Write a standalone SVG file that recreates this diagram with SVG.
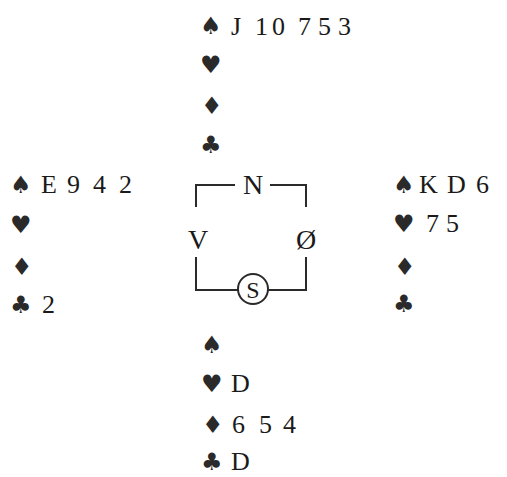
<svg xmlns="http://www.w3.org/2000/svg" width="507" height="477" viewBox="0 0 507 477">
<style>
.t{font-family:"Liberation Serif","Times New Roman",serif;font-size:26px;fill:#1a1a1a}
.s{font-family:"DejaVu Sans",sans-serif;font-size:24px;fill:#2a2a2a}
.c{font-family:"Liberation Serif","Times New Roman",serif;font-size:28px;fill:#1a1a1a;text-anchor:middle}
.ln{stroke:#2a2a2a;stroke-width:2;fill:none}
</style>
<rect width="507" height="477" fill="#fff"/>
<g id="north">
<text class="s" x="200" y="34">♠</text>
<text class="t" y="35"><tspan x="231">J</tspan><tspan x="255">1</tspan><tspan x="272">0</tspan><tspan x="298">7</tspan><tspan x="318">5</tspan><tspan x="338">3</tspan></text>
<text class="s" x="200" y="73">♥</text>
<text class="s" x="201" y="114">♦</text>
<text class="s" x="200" y="153">♣</text>
</g>
<g id="west">
<text class="s" x="10" y="193">♠</text>
<text class="t" y="193"><tspan x="41">E</tspan><tspan x="67">9</tspan><tspan x="93">4</tspan><tspan x="119">2</tspan></text>
<text class="s" x="10" y="233">♥</text>
<text class="s" x="11" y="275">♦</text>
<text class="s" x="10" y="313">♣</text>
<text class="t" x="42" y="313">2</text>
</g>
<g id="east">
<text class="s" x="393" y="193">♠</text>
<text class="t" y="193"><tspan x="419">K</tspan><tspan x="447">D</tspan><tspan x="476">6</tspan></text>
<text class="s" x="393" y="232">♥</text>
<text class="t" y="232"><tspan x="426">7</tspan><tspan x="446">5</tspan></text>
<text class="s" x="394" y="275">♦</text>
<text class="s" x="393" y="312">♣</text>
</g>
<g id="south">
<text class="s" x="201" y="353">♠</text>
<text class="s" x="201" y="392">♥</text>
<text class="t" x="231" y="392">D</text>
<text class="s" x="202" y="433">♦</text>
<text class="t" y="433"><tspan x="232">6</tspan><tspan x="259">5</tspan><tspan x="283">4</tspan></text>
<text class="s" x="201" y="470">♣</text>
<text class="t" x="231" y="470">D</text>
</g>
<g id="compass">
<path class="ln" d="M196,207 V185 H235 M270,185 H306 V207 M196,257 V290 H238 M268,290 H306 V257"/>
<circle class="ln" cx="253" cy="289" r="15"/>
<text class="c" x="253" y="194">N</text>
<text class="c" x="198" y="249">V</text>
<text class="c" x="306" y="249">Ø</text>
<text class="c" x="253" y="298" style="font-size:24px">S</text>
</g>
</svg>
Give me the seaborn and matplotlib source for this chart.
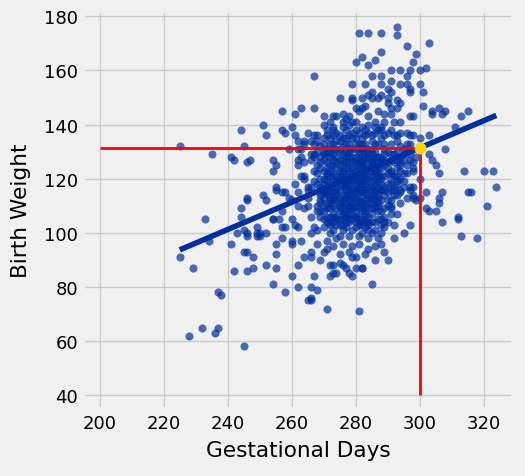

=-=-=

WHAT THE TASK ASKS » Copy out all of the material exactly as written, without its pictures.

FULL OUTPUT »
Write a standalone SVG file that recreates this diagram with SVG.
<svg xmlns="http://www.w3.org/2000/svg" width="507" height="477" viewBox="0 0 507 477">
<style>
.t{font-family:"Liberation Serif","Times New Roman",serif;font-size:26px;fill:#1a1a1a}
.s{font-family:"DejaVu Sans",sans-serif;font-size:24px;fill:#2a2a2a}
.c{font-family:"Liberation Serif","Times New Roman",serif;font-size:28px;fill:#1a1a1a;text-anchor:middle}
.ln{stroke:#2a2a2a;stroke-width:2;fill:none}
</style>
<rect width="507" height="477" fill="#fff"/>
<g id="north">
<text class="s" x="200" y="34">♠</text>
<text class="t" y="35"><tspan x="231">J</tspan><tspan x="255">1</tspan><tspan x="272">0</tspan><tspan x="298">7</tspan><tspan x="318">5</tspan><tspan x="338">3</tspan></text>
<text class="s" x="200" y="73">♥</text>
<text class="s" x="201" y="114">♦</text>
<text class="s" x="200" y="153">♣</text>
</g>
<g id="west">
<text class="s" x="10" y="193">♠</text>
<text class="t" y="193"><tspan x="41">E</tspan><tspan x="67">9</tspan><tspan x="93">4</tspan><tspan x="119">2</tspan></text>
<text class="s" x="10" y="233">♥</text>
<text class="s" x="11" y="275">♦</text>
<text class="s" x="10" y="313">♣</text>
<text class="t" x="42" y="313">2</text>
</g>
<g id="east">
<text class="s" x="393" y="193">♠</text>
<text class="t" y="193"><tspan x="419">K</tspan><tspan x="447">D</tspan><tspan x="476">6</tspan></text>
<text class="s" x="393" y="232">♥</text>
<text class="t" y="232"><tspan x="426">7</tspan><tspan x="446">5</tspan></text>
<text class="s" x="394" y="275">♦</text>
<text class="s" x="393" y="312">♣</text>
</g>
<g id="south">
<text class="s" x="201" y="353">♠</text>
<text class="s" x="201" y="392">♥</text>
<text class="t" x="231" y="392">D</text>
<text class="s" x="202" y="433">♦</text>
<text class="t" y="433"><tspan x="232">6</tspan><tspan x="259">5</tspan><tspan x="283">4</tspan></text>
<text class="s" x="201" y="470">♣</text>
<text class="t" x="231" y="470">D</text>
</g>
<g id="compass">
<path class="ln" d="M196,207 V185 H235 M270,185 H306 V207 M196,257 V290 H238 M268,290 H306 V257"/>
<circle class="ln" cx="253" cy="289" r="15"/>
<text class="c" x="253" y="194">N</text>
<text class="c" x="198" y="249">V</text>
<text class="c" x="306" y="249">Ø</text>
<text class="c" x="253" y="298" style="font-size:24px">S</text>
</g>
</svg>
Give me the seaborn and matplotlib source for this chart.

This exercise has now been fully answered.